[R-sig-hpc] how to get job index into R?

Unger, Kristian k.unger at imperial.ac.uk
Tue Nov 3 14:33:17 CET 2009


Many thanks Dirk!

I actually did exactly this in my R script. The problem was that I did not know how to get the job index into R. Richard Pearson who replied earlier gave me the R command for doing this which is "Sys.getenv". Using this command I easily grab the job index number by using Sys.getenv("PBS_ARRAY_INDEX").

Best wishes

Kristian Unger

_____ 

Dr Kristian Unger

Bioinformaticist Chernobyl Tissue Bank

Department of Histopathology

Imperial College London

Rm G02, Ground floor G Block
Hammersmith Hospital
Du Cane Road, 
London W12 0HS

Tel +44-20-8383-2443

Mob +44-795-1080619

Skype kristianunger

http://www1.imperial.ac.uk/medicine/about/divisions/is/histo/
http://www.chernobyltissuebank.com


-----Original Message-----
From: Dirk Eddelbuettel [mailto:edd at debian.org] 
Sent: 03 November 2009 12:36
To: Unger, Kristian
Cc: r-sig-hpc at r-project.org
Subject: Re: [R-sig-hpc] how to get job index into R?


On 3 November 2009 at 10:50, Unger, Kristian wrote:
| Hi there!
| 
| I am fairly new to HPC therefore I am asking a pretty basic question. I would like to submit a job array which uses one single R script. The R script uses one dataset which I want to analyse a defined set of say 100 sets of variables. Which variables to choose should be determined by the job array index number. But how can the job index number handed over to the R script? Would this concept work out at all?

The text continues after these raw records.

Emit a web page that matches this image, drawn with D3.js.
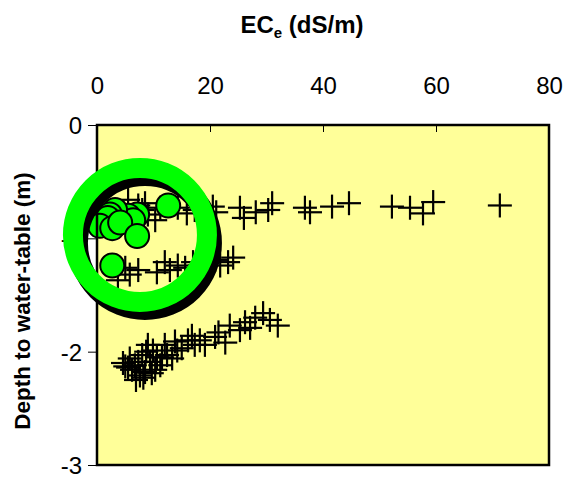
<!DOCTYPE html>
<html><head><meta charset="utf-8">
<script src="https://cdn.jsdelivr.net/npm/d3@7"></script>
<style>body{margin:0;background:#fff}svg{display:block}text{font-family:"Liberation Sans",Arial,sans-serif}</style>
</head><body>
<script>
const xTicks = [0,20,40,60,80];
const yTicks = [0,-1,-2,-3];
// Crosses: ECe (dS/m) and depth to water-table (m)
const crossEC = [71.3,59.5,57.7,55.4,52.2,44.6,41.6,37.7,36.8,31.0,30.3,28.1,26.0,25.3,21.1,20.5,
  5.5,7.3,8.0,8.5,9.0,11.2,15.9,14.3,17.3,4.1,6.2,10.3,
  24.1,23.2,21.8,20.9,18.2,17.0,15.6,14.3,12.9,12.0,10.6,7.3,5.8,5.0,3.7,
  32.0,30.6,29.4,28.0,27.1,26.2,25.3,23.5,22.7,20.9,19.1,18.2,17.3,16.1,15.0,14.2,13.3,12.4,11.5,10.6,9.9,9.4,8.7,8.0,7.3,6.7,6.2,5.8,5.5,5.0,7.6,8.5,10.3,11.2,9.0,12.0,
  6.9,8.2,9.7,4.6,13.8,16.8,21.5];
const crossDepth = [-0.71,-0.68,-0.78,-0.73,-0.72,-0.69,-0.72,-0.77,-0.73,-0.69,-0.75,-0.77,-0.82,-0.73,-0.77,-0.72,
  -0.66,-0.71,-0.75,-0.69,-0.79,-0.73,-0.78,-0.73,-0.75,-0.82,-0.86,-0.84,
  -1.17,-1.21,-1.24,-1.19,-1.24,-1.21,-1.26,-1.24,-1.28,-1.21,-1.30,-1.28,-1.32,-1.26,-1.37,
  -1.77,-1.72,-1.66,-1.70,-1.79,-1.74,-1.81,-1.77,-1.92,-1.87,-1.94,-1.90,-1.94,-1.90,-1.97,-1.99,-2.06,-2.03,-2.05,-2.05,-1.99,-2.09,-2.00,-2.03,-2.09,-2.12,-2.16,-2.06,-2.14,-2.13,-2.21,-2.18,-2.16,-2.12,-1.94,-1.94,
  -2.25,-2.23,-2.19,-2.10,-1.91,-1.86,-1.83];
// Green circles
const circEC = [12.6,7.1,5.5,6.4,3.2,2.3,1.9,0.5,2.7,4.1,7.1,2.7];
const circDepth = [-0.71,-0.79,-0.80,-0.84,-0.75,-0.79,-0.82,-0.89,-0.91,-0.86,-0.98,-1.24];
// Highlight ring (annotation) centre in data units
const ringEC = [7.6];
const ringDepth = [-0.97];

const W=566,H=478, L=97,R=549,T=125,B=465;
const FONT="Liberation Sans, Arial, sans-serif";
const svg=d3.select("body").append("svg").attr("width",W).attr("height",H);
const x=d3.scaleLinear().domain([0,80]).range([L,R]);
const y=d3.scaleLinear().domain([0,-3]).range([T,B]);
const fmt=d=>String(d);

svg.append("rect").attr("x",L).attr("y",T).attr("width",R-L).attr("height",B-T).attr("fill","#FFFF99");

// x axis on top, ticks inward
const xa=svg.append("g").attr("transform",`translate(0,${T})`)
 .call(d3.axisTop(x).tickValues(xTicks).tickSize(-7).tickPadding(31).tickFormat(fmt));
xa.select(".domain").remove();
xa.selectAll("line").attr("stroke","#000");
xa.selectAll("text").attr("font-size",24).attr("fill","#000").attr("font-family",FONT);

const ya=svg.append("g").attr("transform",`translate(${L},0)`)
 .call(d3.axisLeft(y).tickValues(yTicks).tickSize(9).tickPadding(6).tickFormat(fmt));
ya.select(".domain").remove();
ya.selectAll("line").attr("stroke","#000");
ya.selectAll("text").attr("font-size",24).attr("fill","#000").attr("font-family",FONT).attr("dy","0.36em");

// crosses
const crosses=crossEC.map((v,i)=>({x:v,y:crossDepth[i]}));
const cs=12;
const cg=svg.append("g").attr("stroke","#000").attr("stroke-width",2.2);
crosses.forEach(d=>{
  cg.append("line").attr("x1",x(d.x)-cs).attr("x2",x(d.x)+cs).attr("y1",y(d.y)).attr("y2",y(d.y));
  cg.append("line").attr("x1",x(d.x)).attr("x2",x(d.x)).attr("y1",y(d.y)-cs).attr("y2",y(d.y)+cs);
});

// circles
const circs=circEC.map((v,i)=>({x:v,y:circDepth[i]}));
svg.append("g").selectAll("circle").data(circs).join("circle")
 .attr("cx",d=>x(d.x)).attr("cy",d=>y(d.y)).attr("r",12)
 .attr("fill","#00FF00").attr("stroke","#000").attr("stroke-width",2);

// border
svg.append("rect").attr("x",L).attr("y",T).attr("width",R-L).attr("height",B-T).attr("fill","none").attr("stroke","#000").attr("stroke-width",2.5);

// ring annotation
const rcx=x(ringEC[0]), rcy=y(ringDepth[0]);
svg.append("circle").attr("cx",rcx+5).attr("cy",rcy+8).attr("r",67).attr("fill","none").attr("stroke","#000").attr("stroke-width",20);
svg.append("circle").attr("cx",rcx).attr("cy",rcy).attr("r",67).attr("fill","none").attr("stroke","#00FF00").attr("stroke-width",20);

// titles
const t=svg.append("text").attr("x",302).attr("y",33).attr("text-anchor","middle").attr("font-size",24).attr("font-weight","bold");
t.append("tspan").text("EC");
t.append("tspan").text("e").attr("font-size",15).attr("dy",5);
t.append("tspan").text(" (dS/m)").attr("dy",-5);

svg.append("text").attr("transform","translate(30,301) rotate(-90)").attr("text-anchor","middle")
 .attr("font-size",22.5).attr("font-weight","bold").text("Depth to water-table (m)");
</script>
</body></html>
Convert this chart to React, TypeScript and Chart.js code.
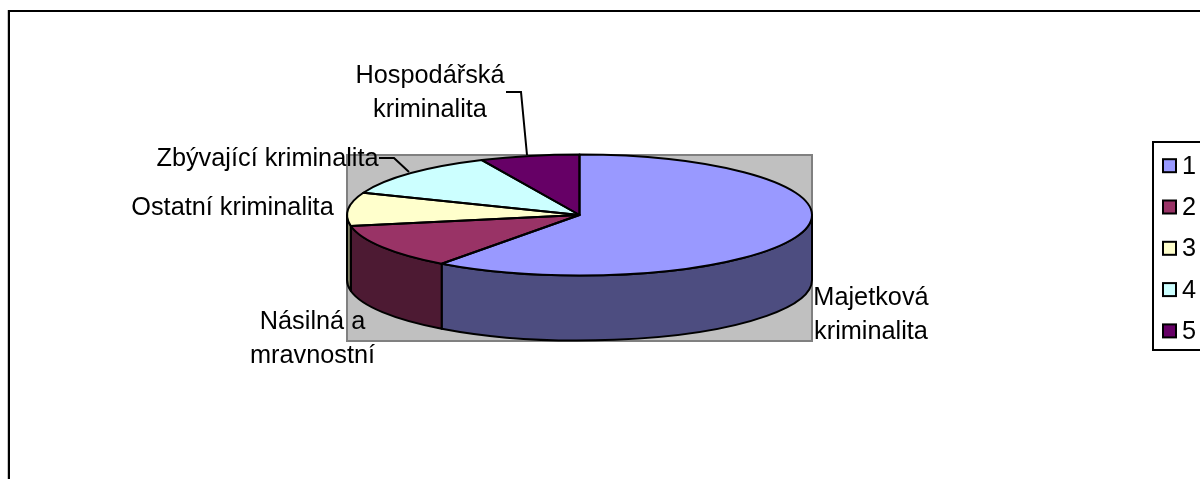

One common approach is to enumerate the set of variable or values in a data
structure and to then unroll that data.structure.  E.g.

R> z <- 1:9
R> sapply(z, function(x) x^2)
[1]  1  4  9 16 25 36 49 64 81
R> 

Conceptually, parallel computing is the same:  create a data structure 'z',
and then use anything from, say, mclapply (from multicore) or parSapply (from
snow) to unroll the computing of a function over z as I did here.

See e.g. my 'Intro to HPC with R' tutorial slides for more examples.

Cheers, Dirk
 
-- 
Three out of two people have difficulties with fractions.